>> start

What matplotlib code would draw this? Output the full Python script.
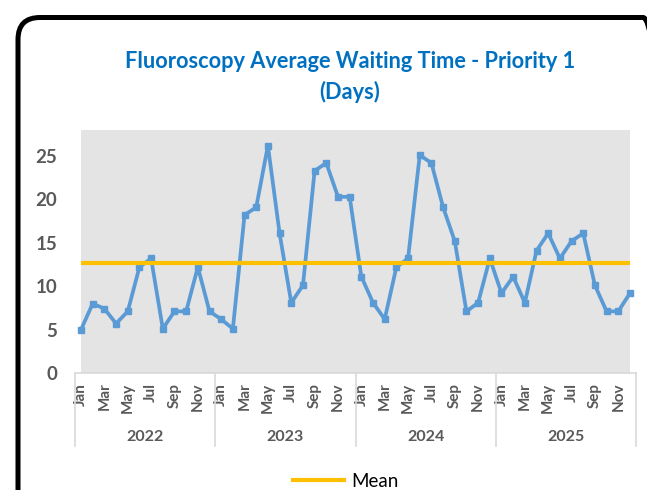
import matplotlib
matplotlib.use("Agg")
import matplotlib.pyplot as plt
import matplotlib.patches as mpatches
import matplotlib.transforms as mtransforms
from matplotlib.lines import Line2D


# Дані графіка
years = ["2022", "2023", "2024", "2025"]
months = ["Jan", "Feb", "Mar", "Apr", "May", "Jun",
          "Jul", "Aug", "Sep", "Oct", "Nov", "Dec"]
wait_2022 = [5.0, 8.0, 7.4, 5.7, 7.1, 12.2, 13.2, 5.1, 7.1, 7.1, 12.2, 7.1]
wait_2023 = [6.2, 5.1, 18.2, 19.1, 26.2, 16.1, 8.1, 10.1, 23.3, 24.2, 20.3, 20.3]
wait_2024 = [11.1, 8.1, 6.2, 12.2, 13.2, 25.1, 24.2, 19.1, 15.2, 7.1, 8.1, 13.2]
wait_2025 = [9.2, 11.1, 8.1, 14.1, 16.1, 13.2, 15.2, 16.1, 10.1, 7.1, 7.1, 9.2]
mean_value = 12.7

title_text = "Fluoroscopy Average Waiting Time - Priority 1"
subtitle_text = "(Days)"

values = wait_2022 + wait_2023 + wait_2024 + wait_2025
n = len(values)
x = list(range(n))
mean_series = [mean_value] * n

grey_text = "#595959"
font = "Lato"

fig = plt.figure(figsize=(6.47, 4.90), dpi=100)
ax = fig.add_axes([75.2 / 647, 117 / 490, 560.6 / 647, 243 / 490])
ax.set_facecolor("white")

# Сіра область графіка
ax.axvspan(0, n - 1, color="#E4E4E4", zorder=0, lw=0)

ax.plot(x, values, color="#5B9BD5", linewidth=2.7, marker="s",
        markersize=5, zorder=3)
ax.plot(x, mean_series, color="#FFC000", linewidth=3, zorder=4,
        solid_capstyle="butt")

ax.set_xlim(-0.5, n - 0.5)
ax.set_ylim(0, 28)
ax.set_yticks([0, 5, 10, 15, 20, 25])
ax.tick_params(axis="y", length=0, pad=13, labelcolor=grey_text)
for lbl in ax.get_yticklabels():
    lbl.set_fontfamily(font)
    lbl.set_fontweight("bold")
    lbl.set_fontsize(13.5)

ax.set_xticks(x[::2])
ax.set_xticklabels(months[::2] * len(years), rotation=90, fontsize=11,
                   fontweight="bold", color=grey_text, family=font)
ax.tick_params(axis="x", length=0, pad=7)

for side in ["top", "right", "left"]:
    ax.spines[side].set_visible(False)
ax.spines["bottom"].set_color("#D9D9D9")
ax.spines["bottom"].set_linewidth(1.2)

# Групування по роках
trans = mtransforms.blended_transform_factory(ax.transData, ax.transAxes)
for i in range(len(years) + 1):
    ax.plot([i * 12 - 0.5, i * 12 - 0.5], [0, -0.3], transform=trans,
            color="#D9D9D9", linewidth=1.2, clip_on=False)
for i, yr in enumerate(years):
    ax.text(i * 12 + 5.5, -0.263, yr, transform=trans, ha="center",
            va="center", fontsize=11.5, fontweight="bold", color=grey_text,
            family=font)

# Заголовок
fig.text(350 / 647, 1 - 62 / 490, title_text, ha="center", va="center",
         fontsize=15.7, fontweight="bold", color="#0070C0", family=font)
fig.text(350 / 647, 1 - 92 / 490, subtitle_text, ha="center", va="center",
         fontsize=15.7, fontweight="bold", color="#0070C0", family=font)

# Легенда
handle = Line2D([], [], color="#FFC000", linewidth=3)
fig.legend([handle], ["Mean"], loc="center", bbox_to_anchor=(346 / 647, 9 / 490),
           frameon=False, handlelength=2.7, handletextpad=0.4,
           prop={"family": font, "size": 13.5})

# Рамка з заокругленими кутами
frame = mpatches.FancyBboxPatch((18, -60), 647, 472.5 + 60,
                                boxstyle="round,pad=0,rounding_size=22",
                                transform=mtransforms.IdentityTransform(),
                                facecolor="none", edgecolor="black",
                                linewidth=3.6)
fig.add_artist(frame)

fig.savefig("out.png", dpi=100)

>> end

- _Exercise prompt_
Each line of the material must be retyped exactly, except that images are omitted.

- _Task response_
What matplotlib code would draw this? Output the full Python script.
import matplotlib
matplotlib.use("Agg")
import matplotlib.pyplot as plt
import matplotlib.patches as mpatches
import matplotlib.transforms as mtransforms
from matplotlib.lines import Line2D


# Дані графіка
years = ["2022", "2023", "2024", "2025"]
months = ["Jan", "Feb", "Mar", "Apr", "May", "Jun",
          "Jul", "Aug", "Sep", "Oct", "Nov", "Dec"]
wait_2022 = [5.0, 8.0, 7.4, 5.7, 7.1, 12.2, 13.2, 5.1, 7.1, 7.1, 12.2, 7.1]
wait_2023 = [6.2, 5.1, 18.2, 19.1, 26.2, 16.1, 8.1, 10.1, 23.3, 24.2, 20.3, 20.3]
wait_2024 = [11.1, 8.1, 6.2, 12.2, 13.2, 25.1, 24.2, 19.1, 15.2, 7.1, 8.1, 13.2]
wait_2025 = [9.2, 11.1, 8.1, 14.1, 16.1, 13.2, 15.2, 16.1, 10.1, 7.1, 7.1, 9.2]
mean_value = 12.7

title_text = "Fluoroscopy Average Waiting Time - Priority 1"
subtitle_text = "(Days)"

values = wait_2022 + wait_2023 + wait_2024 + wait_2025
n = len(values)
x = list(range(n))
mean_series = [mean_value] * n

grey_text = "#595959"
font = "Lato"

fig = plt.figure(figsize=(6.47, 4.90), dpi=100)
ax = fig.add_axes([75.2 / 647, 117 / 490, 560.6 / 647, 243 / 490])
ax.set_facecolor("white")

# Сіра область графіка
ax.axvspan(0, n - 1, color="#E4E4E4", zorder=0, lw=0)

ax.plot(x, values, color="#5B9BD5", linewidth=2.7, marker="s",
        markersize=5, zorder=3)
ax.plot(x, mean_series, color="#FFC000", linewidth=3, zorder=4,
        solid_capstyle="butt")

ax.set_xlim(-0.5, n - 0.5)
ax.set_ylim(0, 28)
ax.set_yticks([0, 5, 10, 15, 20, 25])
ax.tick_params(axis="y", length=0, pad=13, labelcolor=grey_text)
for lbl in ax.get_yticklabels():
    lbl.set_fontfamily(font)
    lbl.set_fontweight("bold")
    lbl.set_fontsize(13.5)

ax.set_xticks(x[::2])
ax.set_xticklabels(months[::2] * len(years), rotation=90, fontsize=11,
                   fontweight="bold", color=grey_text, family=font)
ax.tick_params(axis="x", length=0, pad=7)

for side in ["top", "right", "left"]:
    ax.spines[side].set_visible(False)
ax.spines["bottom"].set_color("#D9D9D9")
ax.spines["bottom"].set_linewidth(1.2)

# Групування по роках
trans = mtransforms.blended_transform_factory(ax.transData, ax.transAxes)
for i in range(len(years) + 1):
    ax.plot([i * 12 - 0.5, i * 12 - 0.5], [0, -0.3], transform=trans,
            color="#D9D9D9", linewidth=1.2, clip_on=False)
for i, yr in enumerate(years):
    ax.text(i * 12 + 5.5, -0.263, yr, transform=trans, ha="center",
            va="center", fontsize=11.5, fontweight="bold", color=grey_text,
            family=font)

# Заголовок
fig.text(350 / 647, 1 - 62 / 490, title_text, ha="center", va="center",
         fontsize=15.7, fontweight="bold", color="#0070C0", family=font)
fig.text(350 / 647, 1 - 92 / 490, subtitle_text, ha="center", va="center",
         fontsize=15.7, fontweight="bold", color="#0070C0", family=font)

# Легенда
handle = Line2D([], [], color="#FFC000", linewidth=3)
fig.legend([handle], ["Mean"], loc="center", bbox_to_anchor=(346 / 647, 9 / 490),
           frameon=False, handlelength=2.7, handletextpad=0.4,
           prop={"family": font, "size": 13.5})

# Рамка з заокругленими кутами
frame = mpatches.FancyBboxPatch((18, -60), 647, 472.5 + 60,
                                boxstyle="round,pad=0,rounding_size=22",
                                transform=mtransforms.IdentityTransform(),
                                facecolor="none", edgecolor="black",
                                linewidth=3.6)
fig.add_artist(frame)

fig.savefig("out.png", dpi=100)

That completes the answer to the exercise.